Governo Temer vai à TV explicar por que lhe agradecer pela chicotada, por Leonardo Sakamoto

Blog do Sakamoto

Procurei, procurei, mas não encontrei no discurso do ministro da Fazenda Henrique Meirelles, em cadeia nacional de rádio e TV, realizado na noite desta quinta (6), nada sobre os mais ricos também contribuírem para o país sair da crise. Ele veio a público para tentar justificar a Proposta de Emenda Constitucional 241, que vai limitar o aumento dos gastos públicos nos próximos 20 anos. E, ao contrário do que deixou a entender em sua fala, vai impactar sim as áreas da educação e da saúde – dos quais dependem as classes mais humildes.

Qualquer semovente sabe que o país vive uma grave crise econômica, social e política. E que o governo de Dilma Rousseff é o grande responsável (não gosto da palavra ”culpa” porque é muito religioso) dessa situação. Mas não é chicoteando apenas quem mais depende do Estado que o problema será resolvido. Pois, podemos, ao final, voltar a crescer, mas a custo de quê? Da dignidade de milhões de brasileiros?

O ministro falou na TV que o país gasta mais do que arrecada, o que é verdade. Mas não discutiu o porquê. Nem quais devem ser as prioridades do Estado e o que deve ser cortado.

O aumento da destinação de recursos em gastos públicos, como educação e saúde, tem ocorrido acima da inflação nas últimas décadas – em parte para responder às demandas sociais presentes na Carta Magna de 1988 e, consequentemente, tentar reduzir o imenso abismo social do país. Se o reajuste tivesse sido apenas pela inflação, anualmente teríamos um reajuste de custos e o tamanho da oferta de serviços não cresceria, permanecendo tudo como estava.

Se a qualidade do serviço público segue, mesmo assim, insuficiente para a garantia da dignidade da população, imagine quando novos investimentos para além da inflação forem cortados. O que deve acontecer, de acordo com o texto da proposta aprovado, nesta quinta, na comissão especial da Câmara dos Deputados criada para analisar a PEC, a partir de 2018.

Educação e saúde, até hoje, eram atreladas a uma porcentagem do orçamento (o montante da saúde, em nível federal, cresce baseado na variação do PIB, e o da educação, deve ser de, pelo menos, 18% da receita).

Como o governo está propondo um teto para a evolução das despesas públicas baseado na variação da inflação (ou seja, sem crescimento real), precisará restringir, a partir de 2018, o que é gasto nessas áreas pois não poderá cortar de outros lados protegidos, como o salário e verba de custeio de deputados federais, senadores, ministros e presidente.

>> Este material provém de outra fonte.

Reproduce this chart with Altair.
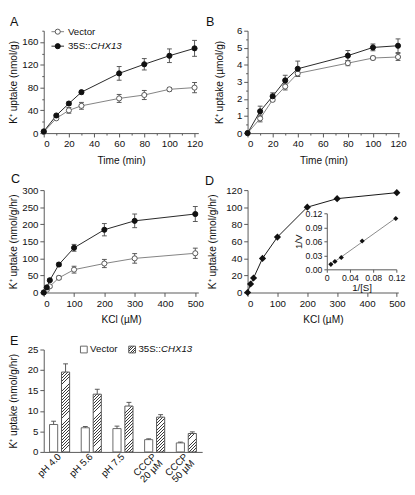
import altair as alt
import pandas as pd

FONT = "Liberation Sans"
ERR = "#555555"

# ---------------- data ----------------
a_time = [0, 10, 20, 30, 60, 80, 100, 120]
a_vec = [2, 26, 40, 48, 61, 67, 77, 80]
a_vec_err = [0, 2, 5, 6, 7, 8, 3, 9]
a_chx = [3, 31, 52, 72, 105, 121, 136, 149]
a_chx_err = [0, 2, 3, 3, 12, 10, 12, 14]

b_time = [0, 10, 20, 30, 40, 80, 100, 120]
b_vec = [0, 0.86, 1.95, 2.73, 3.5, 4.1, 4.4, 4.46]
b_vec_err = [0, 0.2, 0.1, 0.2, 0.15, 0.15, 0.1, 0.2]
b_chx = [0, 1.28, 2.16, 3.09, 3.77, 4.54, 5.02, 5.12]
b_chx_err = [0, 0.3, 0.2, 0.3, 0.45, 0.3, 0.2, 0.4]

c_kcl = [0, 10, 20, 50, 100, 200, 300, 500]
c_vec = [0, 8, 18, 43, 67, 85, 100, 115]
c_vec_err = [0, 2, 3, 5, 10, 12, 14, 15]
c_chx = [0, 15, 36, 82, 131, 184, 210, 230]
c_chx_err = [0, 3, 4, 5, 10, 18, 20, 22]

d_kcl = [0, 10, 20, 50, 100, 200, 300, 500]
d_val = [0, 10, 17, 40, 65, 100, 110, 117]
inset_s = [0.007, 0.014, 0.025, 0.061, 0.119]
inset_v = [0.0107, 0.0167, 0.0253, 0.0607, 0.109]

e_cond = ["pH 4.0", "pH 5.6", "pH 7.5", "CCCP\n20 µM", "CCCP\n50 µM"]
e_vec = [6.7, 5.9, 5.7, 3.0, 2.2]
e_vec_err = [0.8, 0.3, 0.6, 0.2, 0.2]
e_chx = [19.5, 14.1, 11.2, 8.5, 4.5]
e_chx_err = [2.0, 1.2, 0.9, 0.6, 0.4]

groups = ["Vector", "35S::CHX13"]
legend_text = ["Vector", "35S::", "CHX13"]
panel_letters = ["A", "B", "C", "D", "E"]

# ---------------- layout ----------------
A_W, B_W, C_W, D_W, E_W = 160, 157, 160, 156, 164
H = 106
YT_A = "K\u207a uptake (nmol/g)"
YT_B = "K\u207a uptake (\u00b5mol/g)"
YT_C = "K\u207a uptake (nmol/g/hr)"

ldf = pd.DataFrame({"lab": panel_letters})


def letter(t, dx, dy):
    return alt.Chart(ldf).transform_filter(alt.datum.lab == t).mark_text(
        align="left", baseline="middle", fontSize=13, font=FONT, color="#111").encode(
        x=alt.value(dx), y=alt.value(dy), text="lab:N")


def minor_axis(vals, major, title, **kw):
    d = dict(values=vals, title=title,
             labelExpr=f"({major}) ? format(datum.value, '~g') : ''",
             tickSize={"condition": {"test": major, "value": 4}, "value": 2})
    d.update(kw)
    return alt.Axis(**d)


def line_panel(xs, series, X_kw, Y_kw):
    errs, lines, pts = [], [], []
    for name, vals, ev, lc, pf, ps in series:
        df = pd.DataFrame({"x": xs, "v": vals, "e": ev})
        base = alt.Chart(df)
        X = alt.X("x:Q", **X_kw)
        eb = base.transform_filter("datum.e > 0").transform_calculate(
            lo="datum.v - datum.e", hi="datum.v + datum.e")
        errs.append(eb.mark_rule(color=ERR, strokeWidth=1).encode(
            x=X, y=alt.Y("lo:Q", **Y_kw), y2="hi:Q"))
        for f in ["lo", "hi"]:
            errs.append(eb.mark_tick(orient="horizontal", size=5, thickness=1,
                                     color=ERR, opacity=1).encode(
                x=X, y=alt.Y(f"{f}:Q", **Y_kw)))
        lines.append(base.mark_line(color=lc, strokeWidth=1).encode(
            x=X, y=alt.Y("v:Q", **Y_kw)))
        pts.append(base.mark_point(shape="circle", filled=True, fill=pf, stroke=ps,
                                   strokeWidth=1, size=28, opacity=1).encode(
            x=X, y=alt.Y("v:Q", **Y_kw)))
    return errs + lines + pts


def series2(vec, vec_e, chx, chx_e):
    return [("Vector", vec, vec_e, "#808080", "white", "#555555"),
            ("35S::CHX13", chx, chx_e, "#222222", "#111111", "#111111")]


# ---------------- panel A ----------------
A_X = dict(scale=alt.Scale(domain=[0, 123], nice=False),
           axis=minor_axis(list(range(0, 121, 10)), "datum.value % 20 === 0", "Time (min)"))
A_Y = dict(scale=alt.Scale(domain=[0, 180], nice=False),
           axis=minor_axis(list(range(0, 181, 20)),
                           "datum.value % 40 === 0 && datum.value < 170", YT_A))
a_layers = line_panel(a_time, series2(a_vec, a_vec_err, a_chx, a_chx_err), A_X, A_Y)

one = pd.DataFrame({"lab": [legend_text[0]]})
tdf = pd.DataFrame({"lab": legend_text})
leg = []
for i, (lc, pf, ps) in enumerate([("#808080", "white", "#555555"),
                                  ("#222222", "#111111", "#111111")]):
    yy = 1 + i * 15
    b = alt.Chart(one)
    leg.append(b.mark_rule(color=lc, strokeWidth=1).encode(
        x=alt.value(8), x2=alt.value(21), y=alt.value(yy)))
    leg.append(b.mark_point(shape="circle", filled=True, fill=pf, stroke=ps,
                            strokeWidth=1, size=28, opacity=1).encode(
        x=alt.value(14.5), y=alt.value(yy)))
for lab, xx, yy, style in [("Vector", 25, 1, "normal"), ("35S::", 25, 16, "normal"),
                           ("CHX13", 48.4, 16, "italic")]:
    leg.append(alt.Chart(tdf).transform_filter(alt.datum.lab == lab).mark_text(
        align="left", baseline="middle", fontSize=10, font=FONT, fontStyle=style,
        color="#111").encode(x=alt.value(xx), y=alt.value(yy), text="lab:N"))

panelA = alt.layer(*a_layers, *leg, letter("A", -35, -9)).properties(width=A_W, height=H)

# ---------------- panel B ----------------
B_X = dict(scale=alt.Scale(domain=[0, 121], nice=False),
           axis=minor_axis(list(range(0, 121, 10)), "datum.value % 20 === 0", "Time (min)"))
B_Y = dict(scale=alt.Scale(domain=[0, 6], nice=False),
           axis=minor_axis([x / 2 for x in range(0, 13)], "datum.value % 1 === 0", YT_B,
                           titlePadding=12))
b_layers = line_panel(b_time, series2(b_vec, b_vec_err, b_chx, b_chx_err), B_X, B_Y)
panelB = alt.layer(*b_layers, letter("B", -43, -9)).properties(width=B_W, height=H)

# ---------------- panel C ----------------
C_X = dict(scale=alt.Scale(domain=[0, 510], nice=False),
           axis=alt.Axis(values=list(range(0, 501, 100)), title="KCl (\u00b5M)"))
C_Y = dict(scale=alt.Scale(domain=[0, 300], nice=False),
           axis=alt.Axis(values=list(range(0, 301, 50)), title=YT_C))
c_layers = line_panel(c_kcl, series2(c_vec, c_vec_err, c_chx, c_chx_err), C_X, C_Y)
panelC = alt.layer(*c_layers, letter("C", -34, -11)).properties(width=C_W, height=H)

# ---------------- panel D ----------------
ddf = pd.DataFrame({"x": d_kcl, "v": d_val})
DX = alt.X("x:Q", scale=alt.Scale(domain=[0, 505], nice=False),
           axis=alt.Axis(values=list(range(0, 501, 100)), title="KCl (\u00b5M)"))
DY = alt.Y("v:Q", scale=alt.Scale(domain=[0, 120], nice=False),
           axis=alt.Axis(values=list(range(0, 121, 20)), title=YT_C, titlePadding=8))
d_main = alt.layer(
    alt.Chart(ddf).mark_line(color="#111", strokeWidth=1).encode(x=DX, y=DY),
    alt.Chart(ddf).mark_point(shape="diamond", filled=True, color="#111", size=55,
                              opacity=1).encode(x=DX, y=DY),
    letter("D", -44, -9),
)
idf = pd.DataFrame({"s": inset_s, "v": inset_v})
inset_top, inset_bot = 24, H - 24
IX = alt.X("s:Q", scale=alt.Scale(domain=[0, 0.12], range=[82, 154], nice=False),
           axis=alt.Axis(orient="bottom", offset=-(H - inset_bot), values=[0, 0.04, 0.08, 0.12],
                         labelExpr="datum.value == 0 ? '0' : format(datum.value, '.2f')",
                         labelOverlap=False, labelFlush=False,
                         title="1/[S]", labelFontSize=9, tickSize=3, titlePadding=0,
                         titleFontSize=10))
IY = alt.Y("v:Q", scale=alt.Scale(domain=[0, 0.12], range=[inset_bot, inset_top], nice=False),
           axis=alt.Axis(orient="left", offset=-82, values=[0, 0.03, 0.06, 0.09, 0.12],
                         format=".2f", labelOverlap=False, labelFlush=False,
                         title="1/V", labelFontSize=9, tickSize=3,
                         titlePadding=2, titleFontSize=10))
d_inset = alt.layer(
    alt.Chart(idf).transform_regression("s", "v").mark_line(color="#888", strokeWidth=1).encode(
        x=IX, y=IY),
    alt.Chart(idf).mark_point(shape="diamond", filled=True, color="#111", size=28,
                              opacity=1).encode(x=IX, y=IY),
)
panelD = alt.layer(d_main, d_inset).resolve_scale(x="independent", y="independent").properties(
    width=D_W, height=H)

# ---------------- panel E ----------------
pi, po = 0.2, 0.1
pi2, po2 = 0.32, 0.22
step = E_W / (5 - pi + 2 * po)
bw = step * (1 - pi)
step2 = bw / (2 - pi2 + 2 * po2)
barw = step2 * (1 - pi2)


def hatch(w, h, p=3.2, dark=1.0, col="#3a3a3a", bg="white"):
    L = w + h
    den = w * w + h * h
    x2 = w * L / den
    y2 = h * L / den
    stops = [{"offset": 0, "color": bg}]
    k = 1
    while k * p < L:
        a = k * p / L
        b = min((k * p + dark) / L, 1)
        stops += [{"offset": a, "color": bg}, {"offset": a, "color": col},
                  {"offset": b, "color": col}, {"offset": b, "color": bg}]
        k += 1
    stops.append({"offset": 1, "color": bg})
    return {"gradient": "linear", "x1": 0, "y1": 0, "x2": x2, "y2": y2, "stops": stops}


edf = pd.DataFrame({"cond": e_cond * 2, "grp": [groups[0]] * 5 + [groups[1]] * 5,
                    "v": e_vec + e_chx, "e": e_vec_err + e_chx_err})
EX = alt.X("cond:N", sort=e_cond, title=None,
           scale=alt.Scale(paddingInner=pi, paddingOuter=po),
           axis=alt.Axis(labelAngle=315, labelAlign="right", labelBaseline="middle",
                         labelExpr="split(datum.label, '\\n')", labelLineHeight=9.5,
                         ticks=False, labelPadding=3))
EXO = alt.XOffset("grp:N", scale=alt.Scale(domain=groups, paddingInner=pi2, paddingOuter=po2))
EY_kw = dict(scale=alt.Scale(domain=[0, 25], nice=False),
             axis=alt.Axis(values=list(range(0, 26, 5)), title=YT_C, titlePadding=9))
EY = alt.Y("v:Q", **EY_kw)
ebase = alt.Chart(edf)
e_layers = [ebase.transform_filter(alt.datum.grp == groups[0]).mark_bar(
    fill="white", stroke="#666", strokeWidth=1).encode(x=EX, xOffset=EXO, y=EY)]
for cnd, val in zip(e_cond, e_chx):
    h = val / 25 * H
    e_layers.append(ebase.transform_filter(
        (alt.datum.grp == groups[1]) & (alt.datum.cond == cnd)).mark_bar(
        fill=hatch(barw, h), stroke="#555", strokeWidth=1).encode(x=EX, xOffset=EXO, y=EY))
eerr = ebase.transform_calculate(hi="datum.v + datum.e")
e_layers.append(eerr.mark_rule(color=ERR, strokeWidth=1).encode(
    x=EX, xOffset=EXO, y=alt.Y("v:Q", **EY_kw), y2="hi:Q"))
e_layers.append(eerr.mark_tick(orient="horizontal", size=5, thickness=1, color=ERR,
                               opacity=1).encode(x=EX, xOffset=EXO, y=alt.Y("hi:Q", **EY_kw)))
# legend E
e_layers.append(alt.Chart(one).mark_rect(fill="white", stroke="#666", strokeWidth=1).encode(
    x=alt.value(38), x2=alt.value(45), y=alt.value(-3.5), y2=alt.value(3.5)))
e_layers.append(alt.Chart(one).mark_rect(fill=hatch(7, 7, p=2.6), stroke="#555",
                                         strokeWidth=1).encode(
    x=alt.value(88), x2=alt.value(95), y=alt.value(-3.5), y2=alt.value(3.5)))
for lab, xx, style in [("Vector", 48, "normal"), ("35S::", 98, "normal"), ("CHX13", 121.4, "italic")]:
    e_layers.append(alt.Chart(tdf).transform_filter(alt.datum.lab == lab).mark_text(
        align="left", baseline="middle", fontSize=10, font=FONT, fontStyle=style,
        color="#111").encode(x=alt.value(xx), y=alt.value(0), text="lab:N"))
e_layers.append(letter("E", -35, -9))
panelE = alt.layer(*e_layers).properties(width=E_W, height=H)

# ---------------- assemble ----------------
chart = alt.concat(panelA, panelB, panelC, panelD, panelE, columns=2,
                   spacing={"row": 59, "column": 47}, bounds="flush").properties(
    padding=0
).configure_view(stroke=None).configure_axis(
    grid=False, labelFont=FONT, titleFont=FONT, labelFontSize=10, titleFontSize=10.5,
    titleFontWeight="normal", labelColor="#111", titleColor="#111",
    domainColor="#555", tickColor="#555", domainWidth=1, tickWidth=1,
    labelPadding=2, titlePadding=7, tickSize=4
).configure_axisY(titlePadding=4).configure_text(font=FONT)

chart.save("out.html", embed_options={"renderer": "svg", "actions": False})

Ninguém nega que o déficit público precisa ser equacionado e que soluções amargas devem ser propostas e discutidas. E todos terão que dar sua contribuição. Mas Michel Temer e seu porta-voz Henrique Meirelles demonstram um carinho grande com o andar de cima ao propor uma medida que limitará gastos que mexem diretamente com a qualidade de vida dos mais pobres e evitam aplicar remédios amargos entre os mais ricos.

Por exemplo, a volta da taxação de dividendos recebidos de empresas e uma alteração decente na tabela do Imposto de Renda (criando novas alíquotas para cobrar mais de quem ganha mais e isentando a maior parte da classe média). Isso sem falar na regulamentação de um imposto sobre grandes fortunas e um aumento na taxação de grandes heranças (seguindo o modelo norte-americano ou europeu).

Essas medidas sozinhas não resolvem a bancarrota para a qual caminhamos, mas sinalizaria algo importante: que o país não é mais um lugar no qual os lucros são privatizados (aliás, os mais ricos ganharam muito mais do que os mais pobres durante os governos do PSDB e PT) e os prejuízos são socializados (daí, apenas entre os mais pobres). O governo ao invés de buscar medidas que amortecessem o sofrimentos dos mais pobres, que são os que mais sentem uma crise econômica, tenta preservar os mais ricos e as associações empresariais que os colocaram lá.

Se todos contribuíssem, o texto da Constituição Federal de 1988 continuaria, aos poucos, a deixar de ser ficção e se tornar realidade.